A vital episode amid the February 2014 crisis has been forgotten—or deleted. The foreign ministers of three EU countries (France, Germany, and Poland) brokered a compromise agreement between the Ukrainian president and party leaders of the street protesters. Yanukovych agreed to an early presidential election and to form with opposition leaders an interim coalition government. That is, a democratic, peaceful resolution of the crisis. In a phone talk, President Obama told Putin he would support the agreement. Instead, it perished within hours when rejected by ultranationalist forces in Maidan’s streets and occupied buildings. Neither Obama nor the European ministers made any effort to save the agreement. Instead, they fully embraced the new government that had come to power through a violent street coup.
The rest, as the cliché goes, is history. But if Ukraine is indicative, who actually destabilized its flawed, even corrupt, but legal constitutional democracy in 2014? Putin or the Western leaders who imposed an untenable choice on Ukraine and then abandoned their own negotiated agreement?
FROM HIS WIKIPEDIA PAGE:
Stephen Frand Cohen (November 25, 1938 – September 18, 2020) was an American scholar of Russian studies. His academic work concentrated on modern Russian history since the Bolshevik Revolution and Russia’s relationship with the United States.
FROM HIS NEW YORK TIMES OBITUARY:
He chronicled Stalin’s tyrannies and the collapse of the Soviet Union, and he was an enthusiastic admirer of Mikhail Gorbachev.
Stephen F. Cohen, an eminent historian whose books and commentaries on Russia examined the rise and fall of Communism, Kremlin dictatorships and the emergence of a post-Soviet nation still struggling for identity in the 21st century, died on Friday at his home in Manhattan. He was 81.
His wife, Katrina vanden Heuvel, the publisher and part owner of The Nation, said the cause was lung cancer.
From the sprawling conflicts of the 1917 Bolshevik revolution and the tyrannies of Stalin to the collapse of the Soviet Union and Vladimir V. Putin’s intrigues to retain power, Professor Cohen chronicled a Russia of sweeping social upheavals and the passions and poetry of peoples that endured a century of wars, political repression and economic hardships.
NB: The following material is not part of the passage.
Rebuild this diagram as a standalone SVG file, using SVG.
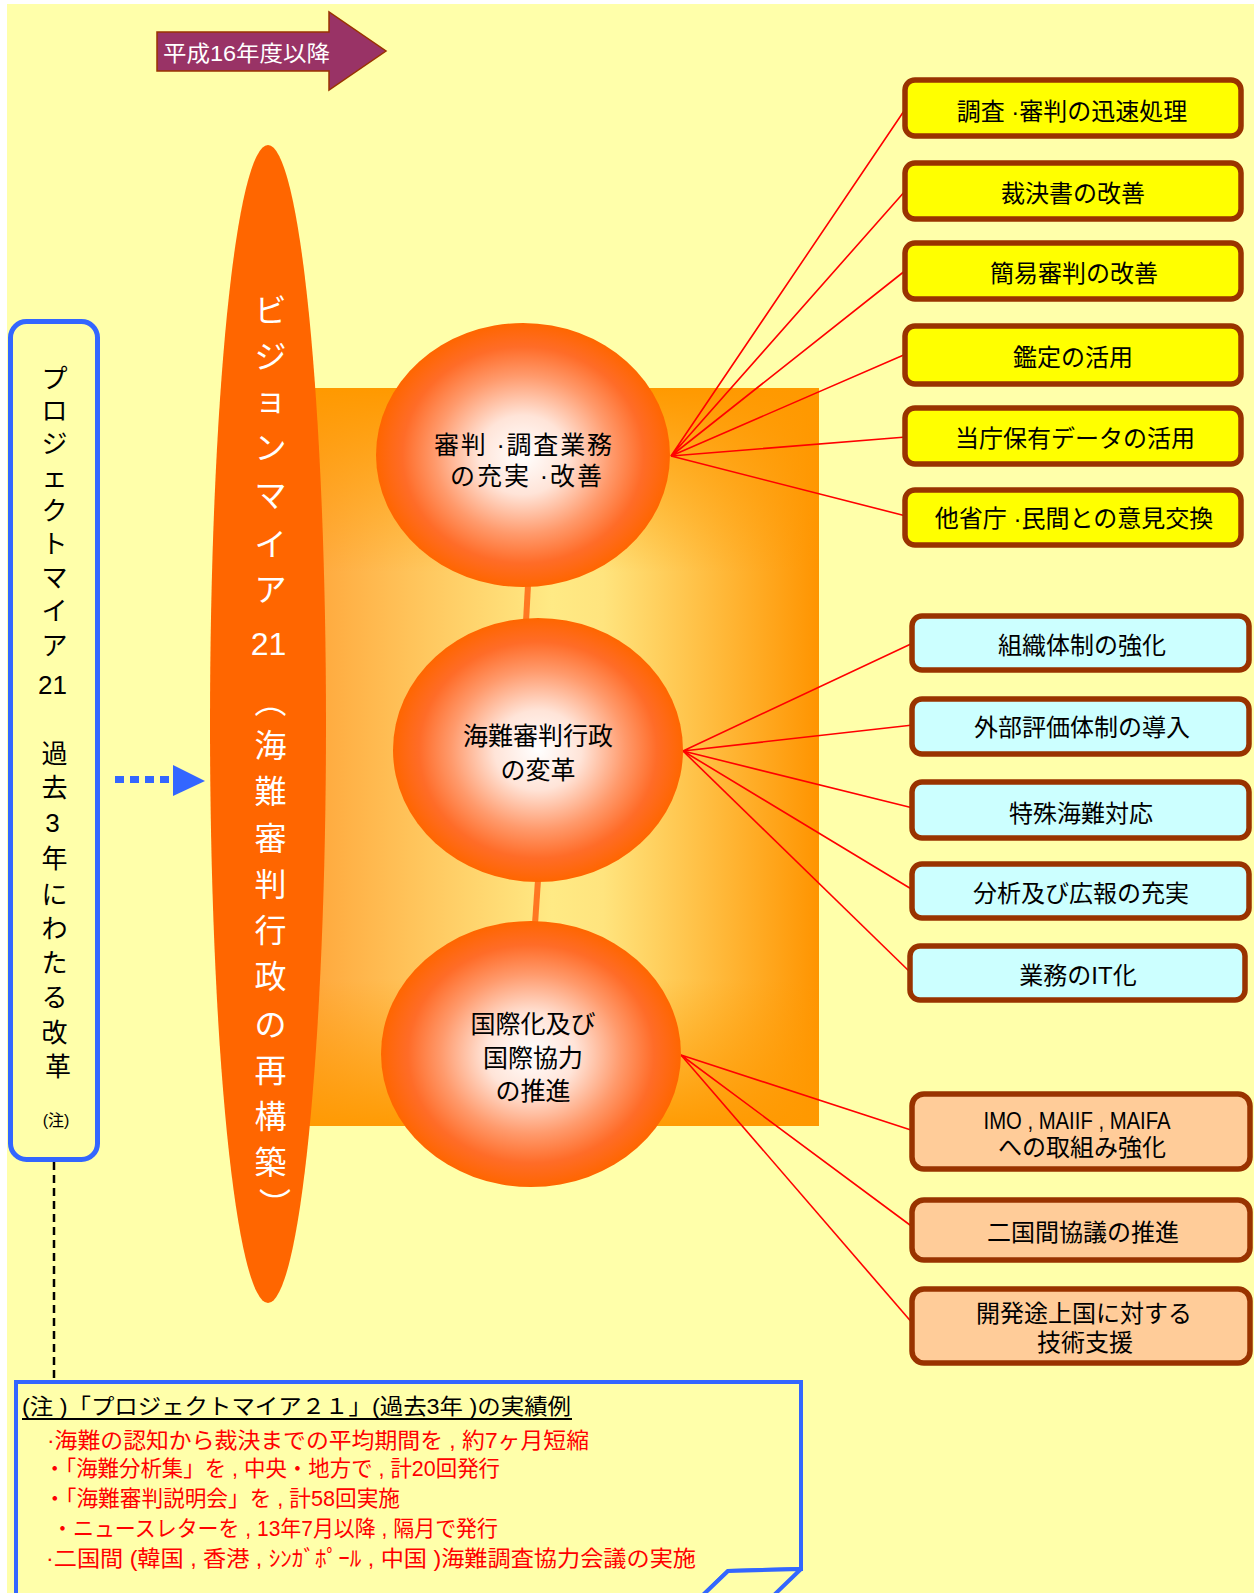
<svg xmlns="http://www.w3.org/2000/svg" width="1254" height="1593" viewBox="0 0 1254 1593">
<defs>
<style>
.f{font-family:'Liberation Sans','Noto Sans CJK JP',sans-serif;}
.bx{stroke:#993300;stroke-width:5.5;}
.yl{fill:#FFFF00;}
.cy{fill:#CCFFFF;}
.pc{fill:#FFCC99;}
.bt{font-size:24px;fill:#000;text-anchor:middle;}
.ct{font-size:25px;fill:#000;text-anchor:middle;}
.red{stroke:#FF0000;stroke-width:1.6;fill:none;}
.link{stroke:#FF7722;stroke-width:6;fill:none;}
.nt{font-size:22px;fill:#FF0000;}
</style>
<radialGradient id="ball" cx="50%" cy="50%" r="50%">
<stop offset="0" stop-color="#FFFFFF"/>
<stop offset="0.3" stop-color="#FFE4D8"/>
<stop offset="0.6" stop-color="#FF9A6C"/>
<stop offset="0.82" stop-color="#FF6C28"/>
<stop offset="1" stop-color="#FF6600"/>
</radialGradient>
<linearGradient id="rh" x1="0" y1="0" x2="1" y2="0">
<stop offset="0" stop-color="#FFA63A"/>
<stop offset="0.48" stop-color="#FFEA85"/>
<stop offset="0.58" stop-color="#FFE47E"/>
<stop offset="1" stop-color="#FF9400"/>
</linearGradient>
<linearGradient id="rv" x1="0" y1="0" x2="0" y2="1">
<stop offset="0" stop-color="#FF9900" stop-opacity="1"/>
<stop offset="0.25" stop-color="#FF9900" stop-opacity="0"/>
<stop offset="0.8" stop-color="#FF9900" stop-opacity="0"/>
<stop offset="1" stop-color="#FF9900" stop-opacity="0.95"/>
</linearGradient>
</defs>

<rect x="0" y="0" width="1254" height="1593" fill="#FFFFFF"/>
<rect x="7" y="4" width="1247" height="1589" fill="#FFFFAA"/>

<g id="bg-panel">
<rect x="305" y="388" width="514" height="738" fill="url(#rh)"/>
<rect x="305" y="388" width="514" height="738" fill="url(#rv)"/>
</g>

<g id="arrow-h16">
<polygon points="157,32 329,32 329,12 386,51 329,90 329,71 157,71" fill="#993366" stroke="#993300" stroke-width="1.5"/>
<text class="f" x="163" y="61" font-size="22" fill="#FFFFFF" textLength="167" lengthAdjust="spacingAndGlyphs">平成16年度以降</text>
</g>

<g id="vision">
<ellipse cx="268" cy="724" rx="58" ry="579" fill="#FF6600"/>
<text class="f" font-size="32" fill="#FFFFFF" text-anchor="middle">
<tspan x="275" y="322">ビ</tspan>
<tspan x="275" y="368">ジ</tspan>
<tspan x="275" y="411">ョ</tspan>
<tspan x="275" y="459">ン</tspan>
<tspan x="275" y="507">マ</tspan>
<tspan x="275" y="556">イ</tspan>
<tspan x="275" y="601">ア</tspan>
<tspan x="273" y="655">21</tspan>
<tspan x="275" y="713">︵</tspan>
<tspan x="275" y="757">海</tspan>
<tspan x="275" y="803">難</tspan>
<tspan x="275" y="850">審</tspan>
<tspan x="275" y="896">判</tspan>
<tspan x="275" y="942">行</tspan>
<tspan x="275" y="988">政</tspan>
<tspan x="275" y="1036">の</tspan>
<tspan x="275" y="1082">再</tspan>
<tspan x="275" y="1128">構</tspan>
<tspan x="275" y="1174">築</tspan>
<tspan x="275" y="1216">︶</tspan>
</text>
</g>

<g id="project">
<rect x="10.5" y="321.5" width="87" height="838" rx="16" fill="#FFFFAA" stroke="#3366FF" stroke-width="5"/>
<text class="f" font-size="26" fill="#000" text-anchor="middle">
<tspan x="58" y="388">プ</tspan>
<tspan x="58" y="420">ロ</tspan>
<tspan x="58" y="453">ジ</tspan>
<tspan x="58" y="487">ェ</tspan>
<tspan x="58" y="520">ク</tspan>
<tspan x="58" y="553">ト</tspan>
<tspan x="58" y="587">マ</tspan>
<tspan x="58" y="620">イ</tspan>
<tspan x="58" y="655">ア</tspan>
<tspan x="56" y="694">21</tspan>
<tspan x="58" y="763">過</tspan>
<tspan x="58" y="797">去</tspan>
<tspan x="56" y="832">3</tspan>
<tspan x="58" y="868">年</tspan>
<tspan x="58" y="904">に</tspan>
<tspan x="58" y="938">わ</tspan>
<tspan x="58" y="972">た</tspan>
<tspan x="58" y="1007">る</tspan>
<tspan x="58" y="1042">改</tspan>
<tspan x="58" y="1076">革</tspan>
</text>
<text class="f" x="56" y="1126" font-size="16" fill="#000" text-anchor="middle">(注)</text>
</g>

<g id="connectors">
<line class="link" x1="528" y1="585" x2="526" y2="622"/>
<line class="link" x1="538" y1="880" x2="535" y2="924"/>
<polyline class="red" points="906,108 671,456 906,190"/>
<polyline class="red" points="906,270 671,456 906,354"/>
<polyline class="red" points="906,437 671,456 906,516"/>
<polyline class="red" points="913,643 683,751 913,725"/>
<polyline class="red" points="913,808 683,751 913,890"/>
<line class="red" x1="683" y1="751" x2="911" y2="973"/>
<polyline class="red" points="914,1131 681,1055 914,1228"/>
<line class="red" x1="681" y1="1055" x2="914" y2="1325"/>
<line x1="54" y1="1162" x2="54" y2="1382" stroke="#000" stroke-width="2.5" stroke-dasharray="8,5"/>
<line x1="115" y1="779.5" x2="169" y2="779.5" stroke="#3366FF" stroke-width="7" stroke-dasharray="9,6"/>
<polygon points="173,765 205,781 173,796" fill="#3366FF"/>
</g>

<g id="goal1">
<ellipse cx="523" cy="455" rx="147" ry="132" fill="url(#ball)"/>
<text class="f ct" font-size="24"><tspan x="523" y="454" textLength="178" lengthAdjust="spacing">審判 ·調査業務</tspan><tspan x="526" y="485" textLength="152" lengthAdjust="spacing">の充実 ·改善</tspan></text>
</g>
<g id="goal2">
<ellipse cx="538" cy="750" rx="145" ry="132" fill="url(#ball)"/>
<text class="f ct" font-size="26"><tspan x="538" y="745">海難審判行政</tspan><tspan x="538" y="779">の変革</tspan></text>
</g>
<g id="goal3">
<ellipse cx="531" cy="1054" rx="150" ry="133" fill="url(#ball)"/>
<text class="f ct" font-size="26"><tspan x="533" y="1033">国際化及び</tspan><tspan x="533" y="1067">国際協力</tspan><tspan x="533" y="1100">の推進</tspan></text>
</g>

<g id="y1"><rect class="bx yl" x="905" y="80" width="336" height="56" rx="10"/><text class="f bt" x="1072" y="119.5">調査 ·審判の迅速処理</text></g>
<g id="y2"><rect class="bx yl" x="905" y="163" width="336" height="56" rx="10"/><text class="f bt" x="1073" y="202">裁決書の改善</text></g>
<g id="y3"><rect class="bx yl" x="905" y="243" width="336" height="56" rx="10"/><text class="f bt" x="1074" y="281.5">簡易審判の改善</text></g>
<g id="y4"><rect class="bx yl" x="905" y="326" width="336" height="58" rx="10"/><text class="f bt" x="1073" y="365.5">鑑定の活用</text></g>
<g id="y5"><rect class="bx yl" x="905" y="408" width="336" height="56" rx="10"/><text class="f bt" x="1075" y="447">当庁保有データの活用</text></g>
<g id="y6"><rect class="bx yl" x="905" y="490" width="336" height="55" rx="10"/><text class="f bt" x="1074" y="527">他省庁 ·民間との意見交換</text></g>

<g id="c1"><rect class="bx cy" x="912" y="616" width="337" height="54" rx="10"/><text class="f bt" x="1082" y="654">組織体制の強化</text></g>
<g id="c2"><rect class="bx cy" x="912" y="699" width="337" height="55" rx="10"/><text class="f bt" x="1082" y="736">外部評価体制の導入</text></g>
<g id="c3"><rect class="bx cy" x="912" y="782" width="337" height="56" rx="10"/><text class="f bt" x="1081" y="822">特殊海難対応</text></g>
<g id="c4"><rect class="bx cy" x="912" y="864" width="337" height="54" rx="10"/><text class="f bt" x="1081" y="902">分析及び広報の充実</text></g>
<g id="c5"><rect class="bx cy" x="910" y="946" width="335" height="54" rx="10"/><text class="f bt" x="1078" y="984">業務のIT化</text></g>

<g id="p1"><rect class="bx pc" x="912" y="1094" width="338" height="75" rx="12"/><text class="f bt"><tspan x="1077" y="1129" textLength="187" lengthAdjust="spacingAndGlyphs">IMO , MAIIF , MAIFA</tspan><tspan x="1082" y="1156">への取組み強化</tspan></text></g>
<g id="p2"><rect class="bx pc" x="912" y="1200" width="338" height="60" rx="12"/><text class="f bt" x="1083" y="1241">二国間協議の推進</text></g>
<g id="p3"><rect class="bx pc" x="912" y="1289" width="338" height="74" rx="12"/><text class="f bt"><tspan x="1084" y="1322">開発途上国に対する</tspan><tspan x="1085" y="1351">技術支援</tspan></text></g>

<g id="note">
<path d="M16,1596 V1382 H801 V1569 L728,1571 L702,1596 Z" fill="#FFFFAA" stroke="#3366FF" stroke-width="4"/>
<path d="M702,1596 L728,1571 L801,1569 L773,1596" fill="#FFFFAA" stroke="#3366FF" stroke-width="4" stroke-linejoin="round"/>
<text class="f" x="22" y="1414" font-size="22" fill="#000" textLength="549" lengthAdjust="spacingAndGlyphs">(注 )「プロジェクトマイア２１」(過去3年 )の実績例</text>
<line x1="22" y1="1419" x2="572" y2="1419" stroke="#000" stroke-width="2"/>
<text class="f nt" x="47" y="1448" textLength="542" lengthAdjust="spacingAndGlyphs">·海難の認知から裁決までの平均期間を , 約7ヶ月短縮</text>
<text class="f nt" x="44" y="1476" textLength="456" lengthAdjust="spacingAndGlyphs">・「海難分析集」を , 中央・地方で , 計20回発行</text>
<text class="f nt" x="44" y="1506" textLength="356" lengthAdjust="spacingAndGlyphs">・「海難審判説明会」を , 計58回実施</text>
<text class="f nt" x="52" y="1536" textLength="446" lengthAdjust="spacingAndGlyphs">・ニュースレターを , 13年7月以降 , 隔月で発行</text>
<text class="f nt" x="46" y="1566" textLength="650" lengthAdjust="spacingAndGlyphs">·二国間 (韓国 , 香港 , ｼﾝｶﾞﾎﾟｰﾙ , 中国 )海難調査協力会議の実施</text>
</g>
</svg>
A professor emeritus of Russian studies at Princeton University and New York University, he was fluent in Russian, visited Russia frequently and developed contacts among intellectual dissidents and government and Communist Party officials. He wrote or edited 10 books and many articles for The Nation, The New York Times and other publications, was a CBS-TV commentator and counted President George Bush and many American and Soviet officials among his sources.